Task to complete =>
Exactly as written, write out the lines below from the first to the one containing "(0,0) rectangle (1236,605);", inclusive. Pictures do not belong in the copy.

Data =>
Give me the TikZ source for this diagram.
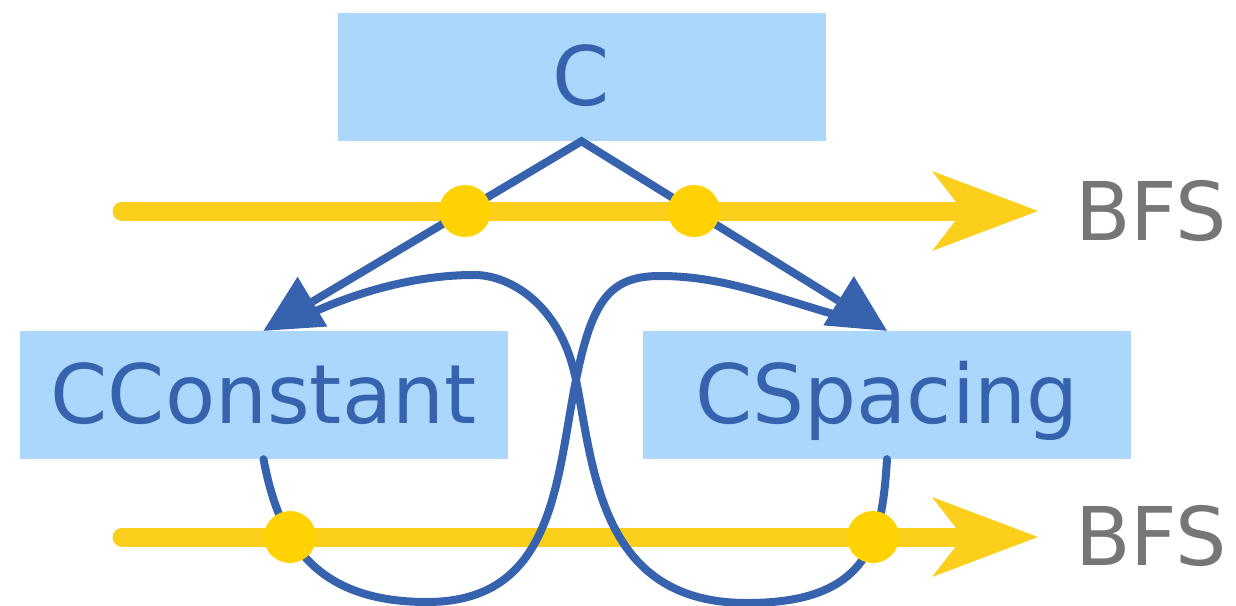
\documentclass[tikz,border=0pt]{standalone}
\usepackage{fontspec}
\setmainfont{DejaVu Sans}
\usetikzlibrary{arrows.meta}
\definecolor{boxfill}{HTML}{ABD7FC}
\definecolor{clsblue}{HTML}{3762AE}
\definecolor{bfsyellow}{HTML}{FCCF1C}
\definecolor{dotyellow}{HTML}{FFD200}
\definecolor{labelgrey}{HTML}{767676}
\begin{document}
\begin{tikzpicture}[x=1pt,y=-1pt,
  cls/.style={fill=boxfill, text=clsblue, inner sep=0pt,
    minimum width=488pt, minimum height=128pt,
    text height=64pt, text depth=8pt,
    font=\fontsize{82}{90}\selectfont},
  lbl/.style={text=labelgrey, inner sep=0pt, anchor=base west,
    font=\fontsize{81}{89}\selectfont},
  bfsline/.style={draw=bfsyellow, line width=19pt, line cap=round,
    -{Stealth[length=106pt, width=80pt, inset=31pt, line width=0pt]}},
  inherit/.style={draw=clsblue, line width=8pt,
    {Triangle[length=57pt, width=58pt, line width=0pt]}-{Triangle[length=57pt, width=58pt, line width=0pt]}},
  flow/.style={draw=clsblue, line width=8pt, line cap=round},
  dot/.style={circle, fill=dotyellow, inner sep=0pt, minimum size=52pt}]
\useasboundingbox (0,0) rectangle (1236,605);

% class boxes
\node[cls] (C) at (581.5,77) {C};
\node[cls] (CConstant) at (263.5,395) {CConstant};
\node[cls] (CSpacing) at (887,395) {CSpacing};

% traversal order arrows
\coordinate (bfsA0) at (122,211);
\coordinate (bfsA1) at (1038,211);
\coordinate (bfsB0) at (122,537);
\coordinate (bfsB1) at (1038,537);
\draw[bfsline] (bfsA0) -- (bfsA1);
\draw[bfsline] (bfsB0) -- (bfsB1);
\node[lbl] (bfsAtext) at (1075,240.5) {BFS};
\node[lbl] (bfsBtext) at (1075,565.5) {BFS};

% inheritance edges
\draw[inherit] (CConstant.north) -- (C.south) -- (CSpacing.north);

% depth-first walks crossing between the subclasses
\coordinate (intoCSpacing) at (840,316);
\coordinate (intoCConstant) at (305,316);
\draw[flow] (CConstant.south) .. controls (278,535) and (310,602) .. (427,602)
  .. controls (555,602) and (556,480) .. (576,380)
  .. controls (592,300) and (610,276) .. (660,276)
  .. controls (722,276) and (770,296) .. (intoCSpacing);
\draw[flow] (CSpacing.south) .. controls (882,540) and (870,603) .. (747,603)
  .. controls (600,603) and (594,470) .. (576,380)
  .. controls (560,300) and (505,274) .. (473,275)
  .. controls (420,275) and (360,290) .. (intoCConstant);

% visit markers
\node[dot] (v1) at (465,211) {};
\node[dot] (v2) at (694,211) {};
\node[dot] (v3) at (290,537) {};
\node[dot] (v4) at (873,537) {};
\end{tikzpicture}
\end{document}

In response =>
Give me the TikZ source for this diagram.
\documentclass[tikz,border=0pt]{standalone}
\usepackage{fontspec}
\setmainfont{DejaVu Sans}
\usetikzlibrary{arrows.meta}
\definecolor{boxfill}{HTML}{ABD7FC}
\definecolor{clsblue}{HTML}{3762AE}
\definecolor{bfsyellow}{HTML}{FCCF1C}
\definecolor{dotyellow}{HTML}{FFD200}
\definecolor{labelgrey}{HTML}{767676}
\begin{document}
\begin{tikzpicture}[x=1pt,y=-1pt,
  cls/.style={fill=boxfill, text=clsblue, inner sep=0pt,
    minimum width=488pt, minimum height=128pt,
    text height=64pt, text depth=8pt,
    font=\fontsize{82}{90}\selectfont},
  lbl/.style={text=labelgrey, inner sep=0pt, anchor=base west,
    font=\fontsize{81}{89}\selectfont},
  bfsline/.style={draw=bfsyellow, line width=19pt, line cap=round,
    -{Stealth[length=106pt, width=80pt, inset=31pt, line width=0pt]}},
  inherit/.style={draw=clsblue, line width=8pt,
    {Triangle[length=57pt, width=58pt, line width=0pt]}-{Triangle[length=57pt, width=58pt, line width=0pt]}},
  flow/.style={draw=clsblue, line width=8pt, line cap=round},
  dot/.style={circle, fill=dotyellow, inner sep=0pt, minimum size=52pt}]
\useasboundingbox (0,0) rectangle (1236,605);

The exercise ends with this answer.